For gaming communities, Treasure NFTs serve a second purpose. Many double as in-game items, characters, or currency. Treasure-style drops from projects like TreasureDAO blend loot-box mechanics with DeFi primitives, letting holders swap, farm, or stake their digital loot for additional yield.

The best Treasure NFT projects feel less like a casino and more like an MMO raid — risky, but rewarding when preparation meets opportunity.

Risks and Things to Watch Out For

The treasure-hunt format is fun, but it isn't without pitfalls. Anyone considering a Treasure NFT should keep these points in mind before minting:

  • Reveal rug pulls: shady teams have been known to mint the rarest items to themselves before a public reveal.
  • Metadata trust: if the reveal data lives on a centralized server, the team can technically alter it later.
  • Liquidity risk: rare drops can spike briefly, then evaporate if the community moves on to the next shiny chest.
  • Regulatory gray areas: some jurisdictions classify loot-box style NFTs as gambling, which can affect legality and taxation.
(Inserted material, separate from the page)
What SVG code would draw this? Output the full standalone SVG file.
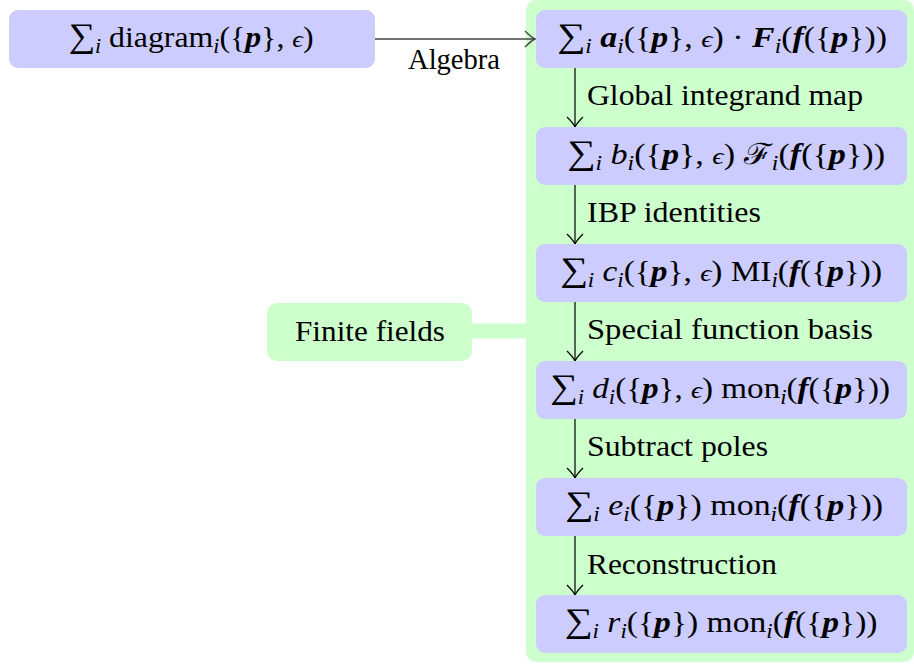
<svg xmlns="http://www.w3.org/2000/svg" width="914" height="666" viewBox="0 0 914 666" font-family="'Liberation Serif', 'DejaVu Serif', serif">
<style>
.bg{fill:#ccffcc}
.node{fill:#ccccff}
.ff{fill:#ccffcc}
text{font-size:29px;fill:#000}
.m{text-anchor:middle}
.it{font-style:italic}
.bi{font-style:italic;font-weight:bold}
.sub{font-size:20px;font-style:italic}
.sum{font-size:34px}
.eps{font-style:italic;font-size:24px}
.cal{font-style:normal}
.arr{fill:none;stroke:#000;stroke-width:1.2}
.harr{fill:none;stroke:#444;stroke-width:1.5}
.band{fill:none;stroke:#ccffcc;stroke-width:15}
</style>
<defs>
<marker id="to" markerUnits="userSpaceOnUse" viewBox="-12 -10 14 20" markerWidth="14" markerHeight="20" refX="0" refY="0" orient="auto" overflow="visible">
<path d="M -10,-8 Q -3.5,-1.5 0,0 Q -3.5,1.5 -10,8" fill="none" stroke="#000" stroke-width="1.2"/>
</marker>
<marker id="toh" markerUnits="userSpaceOnUse" viewBox="-12 -10 14 20" markerWidth="14" markerHeight="20" refX="0" refY="0" orient="auto" overflow="visible">
<path d="M -10,-8 Q -3.5,-1.5 0,0 Q -3.5,1.5 -10,8" fill="none" stroke="#444" stroke-width="1.4"/>
</marker>
</defs>
<g id="group-bg"><rect class="bg" x="526" y="0" width="388" height="662" rx="10"/></g>
<g id="connectors">
<line class="band" x1="470" y1="331" x2="528" y2="331"/>
<line class="harr" x1="375" y1="39" x2="535" y2="39" marker-end="url(#toh)"/>
<line class="arr" x1="575" y1="68" x2="575" y2="127" marker-end="url(#to)"/>
<line class="arr" x1="575" y1="185" x2="575" y2="244" marker-end="url(#to)"/>
<line class="arr" x1="575" y1="302" x2="575" y2="361" marker-end="url(#to)"/>
<line class="arr" x1="575" y1="419" x2="575" y2="478" marker-end="url(#to)"/>
<line class="arr" x1="575" y1="536" x2="575" y2="595" marker-end="url(#to)"/>
<text font-family="Liberation Serif" x="408" y="69" textLength="92" lengthAdjust="spacingAndGlyphs">Algebra</text>
<text font-family="Liberation Serif" x="587" y="105" textLength="276" lengthAdjust="spacingAndGlyphs">Global integrand map</text>
<text font-family="Liberation Serif" x="587" y="222" textLength="174" lengthAdjust="spacingAndGlyphs">IBP identities</text>
<text font-family="Liberation Serif" x="587" y="339" textLength="286" lengthAdjust="spacingAndGlyphs">Special function basis</text>
<text font-family="Liberation Serif" x="587" y="456" textLength="181" lengthAdjust="spacingAndGlyphs">Subtract poles</text>
<text font-family="Liberation Serif" x="587" y="574" textLength="190" lengthAdjust="spacingAndGlyphs">Reconstruction</text>
</g>
<g id="node-diagram">
<rect class="node" x="9" y="10" width="366" height="58" rx="9"/>
<text class="m" x="191" y="47" textLength="245" lengthAdjust="spacingAndGlyphs"><tspan class="sum">∑</tspan><tspan class="sub" dy="6">i</tspan><tspan dy="-6"> diagram</tspan><tspan class="sub" dy="6">i</tspan><tspan dy="-6">({</tspan><tspan class="bi">p</tspan><tspan>}, </tspan><tspan class="eps">ϵ</tspan><tspan>)</tspan></text>
</g>
<g id="node-a">
<rect class="node" x="536" y="10" width="371" height="58" rx="9"/>
<text class="m" x="722" y="47" textLength="330" lengthAdjust="spacingAndGlyphs"><tspan class="sum">∑</tspan><tspan class="sub" dy="6">i</tspan><tspan dy="-6" class="bi"> a</tspan><tspan class="sub" dy="6">i</tspan><tspan dy="-6">({</tspan><tspan class="bi">p</tspan><tspan>}, </tspan><tspan class="eps">ϵ</tspan><tspan>) · </tspan><tspan class="bi">F</tspan><tspan class="sub" dy="6">i</tspan><tspan dy="-6">(</tspan><tspan class="bi">f</tspan><tspan>({</tspan><tspan class="bi">p</tspan><tspan>}))</tspan></text>
</g>
<g id="node-b">
<rect class="node" x="536" y="127" width="371" height="58" rx="9"/>
<text class="m" x="726" y="164" textLength="318" lengthAdjust="spacingAndGlyphs"><tspan class="sum">∑</tspan><tspan class="sub" dy="6">i</tspan><tspan dy="-6" class="it"> b</tspan><tspan class="sub" dy="6">i</tspan><tspan dy="-6">({</tspan><tspan class="bi">p</tspan><tspan>}, </tspan><tspan class="eps">ϵ</tspan><tspan>) </tspan><tspan class="cal">ℱ</tspan><tspan class="sub" dy="6">i</tspan><tspan dy="-6">(</tspan><tspan class="bi">f</tspan><tspan>({</tspan><tspan class="bi">p</tspan><tspan>}))</tspan></text>
</g>
<g id="node-c">
<rect class="node" x="536" y="244" width="371" height="58" rx="9"/>
<text class="m" x="721" y="281" textLength="322" lengthAdjust="spacingAndGlyphs"><tspan class="sum">∑</tspan><tspan class="sub" dy="6">i</tspan><tspan dy="-6" class="it"> c</tspan><tspan class="sub" dy="6">i</tspan><tspan dy="-6">({</tspan><tspan class="bi">p</tspan><tspan>}, </tspan><tspan class="eps">ϵ</tspan><tspan>) MI</tspan><tspan class="sub" dy="6">i</tspan><tspan dy="-6">(</tspan><tspan class="bi">f</tspan><tspan>({</tspan><tspan class="bi">p</tspan><tspan>}))</tspan></text>
</g>
<g id="node-d">
<rect class="node" x="536" y="361" width="371" height="58" rx="9"/>
<text class="m" x="720" y="398" textLength="340" lengthAdjust="spacingAndGlyphs"><tspan class="sum">∑</tspan><tspan class="sub" dy="6">i</tspan><tspan dy="-6" class="it"> d</tspan><tspan class="sub" dy="6">i</tspan><tspan dy="-6">({</tspan><tspan class="bi">p</tspan><tspan>}, </tspan><tspan class="eps">ϵ</tspan><tspan>) mon</tspan><tspan class="sub" dy="6">i</tspan><tspan dy="-6">(</tspan><tspan class="bi">f</tspan><tspan>({</tspan><tspan class="bi">p</tspan><tspan>}))</tspan></text>
</g>
<g id="node-e">
<rect class="node" x="536" y="478" width="371" height="58" rx="9"/>
<text class="m" x="724" y="515" textLength="318" lengthAdjust="spacingAndGlyphs"><tspan class="sum">∑</tspan><tspan class="sub" dy="6">i</tspan><tspan dy="-6" class="it"> e</tspan><tspan class="sub" dy="6">i</tspan><tspan dy="-6">({</tspan><tspan class="bi">p</tspan><tspan>}) mon</tspan><tspan class="sub" dy="6">i</tspan><tspan dy="-6">(</tspan><tspan class="bi">f</tspan><tspan>({</tspan><tspan class="bi">p</tspan><tspan>}))</tspan></text>
</g>
<g id="node-f">
<rect class="node" x="536" y="595" width="371" height="58" rx="9"/>
<text class="m" x="721" y="632" textLength="313" lengthAdjust="spacingAndGlyphs"><tspan class="sum">∑</tspan><tspan class="sub" dy="6">i</tspan><tspan dy="-6" class="it"> r</tspan><tspan class="sub" dy="6">i</tspan><tspan dy="-6">({</tspan><tspan class="bi">p</tspan><tspan>}) mon</tspan><tspan class="sub" dy="6">i</tspan><tspan dy="-6">(</tspan><tspan class="bi">f</tspan><tspan>({</tspan><tspan class="bi">p</tspan><tspan>}))</tspan></text>
</g>
<g id="node-finite-fields">
<rect class="ff" x="267" y="303" width="205" height="58" rx="10"/>
<text font-family="Liberation Serif" x="295" y="341" textLength="150" lengthAdjust="spacingAndGlyphs">Finite fields</text>
</g>
</svg>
A good rule of thumb: investigate the team, audit the contract, and never mint more than you can afford to lose. The thrill of the hunt only pays off if the project survives the next market cycle.

Key Takeaways

  • Treasure NFTs are non-fungible tokens with hidden or randomized rewards unlocked after a reveal event.
  • They rely on smart-contract logic, oracle-based randomness, or commit-reveal schemes to deliver the surprise.
  • Collectors love them for scarcity, surprise, and speculation, while gamers use them as in-game assets.
  • Risks include rug pulls, metadata tampering, liquidity drops, and unclear regulation.
  • Always research the team, audit the contract, and treat the purchase as entertainment, not a guaranteed return.

Treasure NFTs sit at the sweet spot where gaming, DeFi, and collector culture collide. They're not magic, but when the team is solid and the mechanics are transparent, the thrill of pulling a rare piece from a digital chest is genuinely hard to beat.